While we have yet to see the supporting legislation to back up these stimulus measures, it appears the good news story in this is that developers get to factor in the new additional 25% remission upfront on non-codified variations (generally applicable to commercial developments). It is not clear however whether the additional 25% remission for sustainability/adaptable housing measures will only be available following completion of the development and the relevant Minister being satisfied that the development delivers on sustainability and/or adaptable housing.
Unfortunately the stimulus measures do not address other concerns with the LVC regime including that valuers are not to take into account existing improvements when carrying out the valuation or what is the position on seeking to credit off the value of Territory offsite works
The above changes to the LVC apply immediately going forward for all new applications (but only during this stimulus 2 year window)

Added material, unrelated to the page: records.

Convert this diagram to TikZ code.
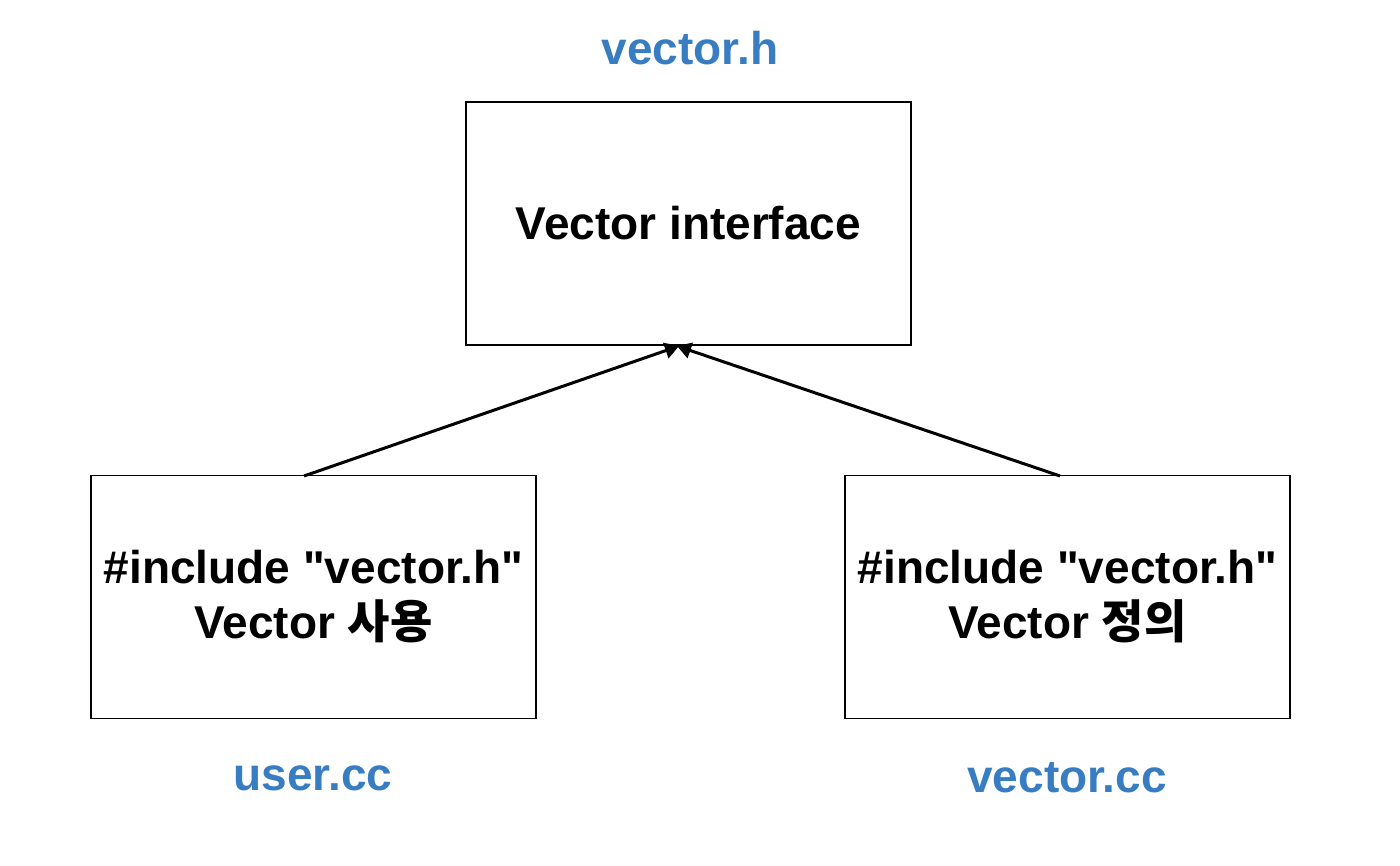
\documentclass[tikz,border=0pt]{standalone}
\usepackage{fontspec}
\newfontfamily\helv{Liberation Sans}
\newfontfamily\kr{Noto Sans CJK KR}
\usetikzlibrary{arrows.meta}
\definecolor{fileblue}{RGB}{56,125,193}
\tikzset{
  box/.style={draw=black, line width=1.5pt, minimum width=445pt, minimum height=243pt, align=center, font=\helv\fontsize{46}{55}\selectfont\bfseries, inner sep=0pt},
  fname/.style={text=fileblue, font=\helv\fontsize{46}{55}\selectfont\bfseries, inner sep=0pt},
  conn/.style={line width=3pt, -{Triangle[length=14pt,width=16pt]}, shorten >=0pt}
}
\begin{document}
\begin{tikzpicture}[x=1pt,y=-1pt]
\useasboundingbox (0,0) rectangle (1400,866);
\node[box] (T) at (688.5,223.5) {Vector interface};
\node[box] (L) at (313.5,597) {\#include "vector.h"\\Vector {\kr\bfseries 사용}};
\node[box] (R) at (1067.5,597) {\#include "vector.h"\\Vector {\kr\bfseries 정의}};
\node[fname] (th) at (690,48) {vector.h};
\node[fname] (lu) at (313,778) {user.cc};
\node[fname] (rv) at (1067,778) {vector.cc};
\coordinate (ls) at (304,476);
\coordinate (rs) at (1060,476);
\coordinate (lt) at (679,346);
\coordinate (rt) at (677,346);
\draw[conn] (ls) -- (lt);
\draw[conn] (rs) -- (rt);
\end{tikzpicture}
\end{document}
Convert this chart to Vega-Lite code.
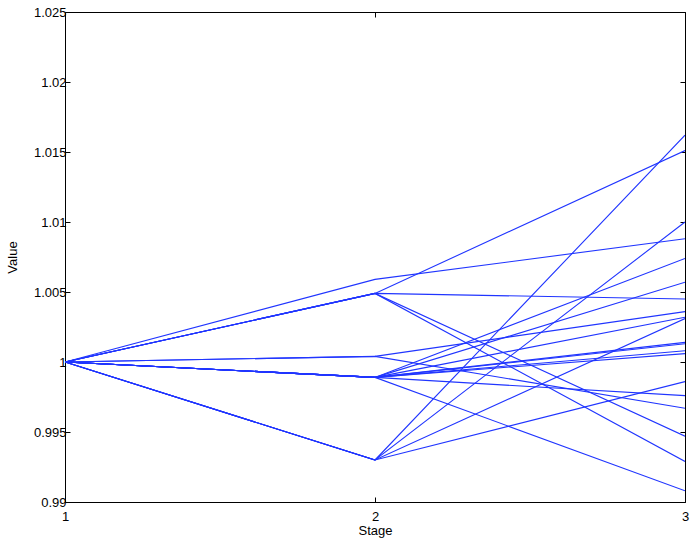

In terms of EOT charges, the announced changes will have a varying impact on EOT fees incurred from 1 April 2014; those that have accrued between 1 July 2012 and 31 March 2014; and those accrued prior to 1 July 2012.
From 1 April 2014, rather than applying to breaches with respect to both development commencement breaches and development completion breaches, EOT charges will now only be applied if you fail to complete on time. A sensible decision.
Additionally, EOT charges for failures to complete will not apply for the first four years of breach. From the fifth year onwards, EOT fees will be charged once per year equal to the amount of general rates payable (meaning your rates will double each year). While this will provide developers with some relief it does seem to mean that onwners will be automatically billed the charge if they have not obtained their certificate of completion within 4 years of the required date for each year of the failure to complete.
For those owners who incurred EOT charges or paid EOT charges for the period 1 July 2012 until 31 March 2014 (the waiver period), EOT fees will be waived and those already paid will be refunded. This is significant and welcome.
Unfortunately, a line in the sand has been drawn and for those owners who still owe or paid large sums in respect of EOT charges for a period prior to 1 July 2012, there has been no announcement about waivers or refunds. Anyone who paid or owes fees prior to that date would therefore need to have recourse to the waiver process that is at the discretion of the ACT Treasurer.